En una tierra como la asturiana, donde el agua manaba en abundancia, tan sólo hubo que esperar a que el ingenio de nuestros antecesores ideara la manera de encauzar su fuerza. Y así surgieron por la Asturias centenaria molinos, mazos, batanes y otros ingenios movidos por la fuerza del agua corriente sabiamente utilizada.
Muchos de estos artilugios se los ha llevado el viento de la ignorancia. Por suerte, algunos quedan. Los más son molinos, como hemos podido comprobar en alguno de los senderos que se dibujan al lado de nuestros ríos (Ruta de los molinos, en el concejo de Ribadesella; La cascada de Oneta, en el de Villayón...). Mayor fortuna aún supone contar con un conjunto de ingenios como los que se conservan en Os Teixois, una aldea del concejo de Taramundi, de cuya capital dista unos cinco kilómetros (ver mapa), convertida en un auténtico museo, vivo e interactivo, donde podemos observar el funcionamiento de los artilugios allí existentes: mazo, batán, molino, rueda de afilar...

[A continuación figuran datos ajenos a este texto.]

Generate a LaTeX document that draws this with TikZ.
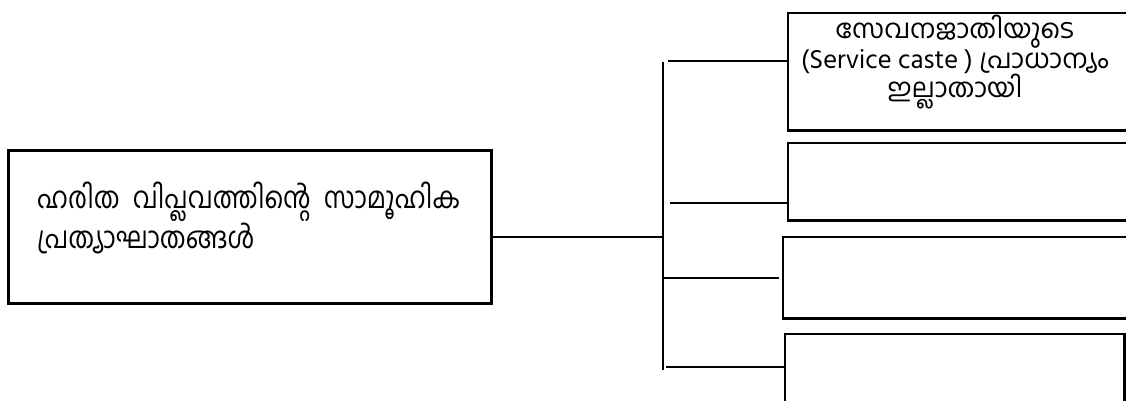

Las casas, situadas a la orilla del arroyo das Mestas cuyas aguas alimentan el conjunto, conservan el aspecto que debieron tener siglos atrás, con muros de mampostería y tejados de pizarra
Si lo que toca es afilar cuchillos, navajas u otros utensilios de cortar, no hay más que conducir el agua hasta el lugar donde se encuentra la piedra. Se precipitará por el desnivel moviendo las aspas, el eje... y la piedra convertirá el metal romo en afilada herramienta de cuidar.
Consta que algunos de estos artilugios ya estaban en funcionamiento a mediados del siglo XVIII. Tiempos aquellos en que los campesinos sólo rompían su aislamiento si acudían a las ferias y mercados que de tanto en tanto se celebraban por la zona. El resto del año tocaba echar mano de lo que se producía, tanto en lo que tocaba a la alimentación como al vestido. No se contaba con un gran surtido donde elegir, pero sí que se podía conseguir que los tejidos fueran menos ásperos y burdos. Sólo era preciso que la fuerza del agua moviera unos mazos que golpearan una y otra vez las telas hasta convertirlas en preciadas estameñas o en lucidos sayales.
De pronto, las adormecidas brasas recobran su viveza; una ávida llamarada asciende hacia el techo desprendiendo chispeantes ascuas; la negra estancia se ilumina, al tiempo que el metal comienza a teñirse de rojo fundente. No hay fuelle, sólo agua.